Even once language the existence of a language per se has been established, there’s still the question of perceiving and reproducing the sounds in that language. An alien lifeform would doubtless have an acoustic production tract significantly different from humans, and thus it’s not a given that humans would be even physically able to distinguish the sounds it produced, much less reproduce them. Certainly there would be ways around this. If the language is spoken in the 40k-80k Hz range, you could simply pitch shift a recording down to the human hearing range. More difficult might be a case in which the language was spoken in a very narrow range, say 300-350 Hz, with 10 or 15 tonal distinctions within that range. On the other hand, we might not expect any such language to exist, regardless of differences in cognitive processing and acoustic production, since the natural evolution of any system of communication should favor ease of perceptibility.
In addition, there’s no reason to think that the facts on phonology (pronunciation and patterning of sounds in a language), syntax (the order of words in a language), or semantics (meaning) would be anything like human language.
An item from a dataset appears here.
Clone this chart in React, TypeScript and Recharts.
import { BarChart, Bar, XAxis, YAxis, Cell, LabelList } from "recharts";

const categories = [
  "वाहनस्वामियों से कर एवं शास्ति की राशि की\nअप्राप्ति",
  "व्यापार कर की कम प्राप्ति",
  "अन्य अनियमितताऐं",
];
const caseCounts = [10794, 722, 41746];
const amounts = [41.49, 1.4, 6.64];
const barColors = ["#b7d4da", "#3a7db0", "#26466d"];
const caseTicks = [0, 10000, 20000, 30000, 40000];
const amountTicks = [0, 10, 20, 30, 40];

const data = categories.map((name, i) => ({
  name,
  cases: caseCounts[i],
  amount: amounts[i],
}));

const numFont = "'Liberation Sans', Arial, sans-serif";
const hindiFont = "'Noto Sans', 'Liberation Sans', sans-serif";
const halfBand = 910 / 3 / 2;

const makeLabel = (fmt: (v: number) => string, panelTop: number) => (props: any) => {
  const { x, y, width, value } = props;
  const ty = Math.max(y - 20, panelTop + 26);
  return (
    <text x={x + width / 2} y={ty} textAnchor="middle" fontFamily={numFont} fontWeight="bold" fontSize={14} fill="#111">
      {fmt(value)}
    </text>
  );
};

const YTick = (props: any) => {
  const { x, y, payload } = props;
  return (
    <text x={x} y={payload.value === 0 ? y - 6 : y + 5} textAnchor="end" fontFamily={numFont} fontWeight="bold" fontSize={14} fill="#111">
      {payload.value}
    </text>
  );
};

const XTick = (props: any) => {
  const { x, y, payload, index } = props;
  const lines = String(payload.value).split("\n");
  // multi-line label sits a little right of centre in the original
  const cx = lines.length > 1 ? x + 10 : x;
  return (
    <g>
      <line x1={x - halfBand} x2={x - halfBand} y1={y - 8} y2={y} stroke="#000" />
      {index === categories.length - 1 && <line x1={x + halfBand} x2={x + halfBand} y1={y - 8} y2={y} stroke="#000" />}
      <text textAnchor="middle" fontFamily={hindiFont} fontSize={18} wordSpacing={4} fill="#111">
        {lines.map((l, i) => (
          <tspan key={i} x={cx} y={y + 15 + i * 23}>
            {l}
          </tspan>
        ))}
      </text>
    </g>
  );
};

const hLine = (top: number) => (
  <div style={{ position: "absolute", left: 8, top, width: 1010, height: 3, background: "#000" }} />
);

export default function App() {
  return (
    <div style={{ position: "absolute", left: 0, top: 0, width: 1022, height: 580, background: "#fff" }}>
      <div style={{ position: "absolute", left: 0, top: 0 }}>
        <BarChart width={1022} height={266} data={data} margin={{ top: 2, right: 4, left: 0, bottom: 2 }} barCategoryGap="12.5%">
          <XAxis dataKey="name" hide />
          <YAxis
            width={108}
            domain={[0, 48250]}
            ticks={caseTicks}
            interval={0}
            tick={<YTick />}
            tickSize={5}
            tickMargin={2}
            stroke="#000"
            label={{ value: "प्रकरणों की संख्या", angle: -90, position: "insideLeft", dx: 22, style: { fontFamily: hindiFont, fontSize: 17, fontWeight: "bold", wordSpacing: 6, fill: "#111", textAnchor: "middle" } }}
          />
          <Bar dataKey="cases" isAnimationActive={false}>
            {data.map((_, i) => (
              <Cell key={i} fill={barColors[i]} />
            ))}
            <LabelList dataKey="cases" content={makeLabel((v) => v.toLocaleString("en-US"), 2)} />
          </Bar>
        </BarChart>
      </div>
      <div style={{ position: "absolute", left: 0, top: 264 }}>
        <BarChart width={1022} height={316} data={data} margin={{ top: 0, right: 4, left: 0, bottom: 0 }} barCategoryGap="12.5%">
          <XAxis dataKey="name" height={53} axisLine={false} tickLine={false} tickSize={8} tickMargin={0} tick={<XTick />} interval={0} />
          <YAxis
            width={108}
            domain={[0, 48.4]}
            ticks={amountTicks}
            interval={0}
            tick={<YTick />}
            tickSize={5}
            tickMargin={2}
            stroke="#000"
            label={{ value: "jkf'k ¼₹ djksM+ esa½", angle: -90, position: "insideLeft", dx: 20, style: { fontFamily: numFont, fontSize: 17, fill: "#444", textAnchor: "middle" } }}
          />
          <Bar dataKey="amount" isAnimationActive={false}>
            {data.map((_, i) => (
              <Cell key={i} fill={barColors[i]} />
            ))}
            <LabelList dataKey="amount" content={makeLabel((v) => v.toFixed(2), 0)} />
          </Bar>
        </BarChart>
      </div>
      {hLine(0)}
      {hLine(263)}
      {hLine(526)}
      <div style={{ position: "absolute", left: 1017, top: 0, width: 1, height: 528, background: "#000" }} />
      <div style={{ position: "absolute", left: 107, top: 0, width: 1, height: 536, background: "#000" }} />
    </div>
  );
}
While many linguists believe in a Universal Grammar underlying all human languages, alien languages would not necessarily have the same Universal Grammar, since they would have evolved a different Language Acquisition Device that could have different grammar rules in it, rules that might make no sense from a human language standpoint, or even from a human cognition standpoint.
What does this mean for the author? Don’t limit yourself to what you know – or better yet, expand your knowledge beyond what’s close at hand. While English and other European languages have certain basic features, such as fixed word order within a sentence, tense marking on verbs that shows when in time an action happened, and sounds that use the lips, not all human languages have these features. Some languages allow the subject, verb, and object to appear in any order. Some languages have no fixed way of indicating when in time an event occurred, and may focus instead on the state of completion of the event itself, rather than its temporal relation to the speech time. Some languages have no sounds that use the lips, e.g., p, b, f, v, and some languages have no nasal sounds, e.g., m, n. Given that some human languages, like Tillamook, Blackfoot, and Warlpiri, seem so alien to speakers of English, Spanish, or Hindi, it’s good to keep in mind that alien languages would probably even more, well, alien.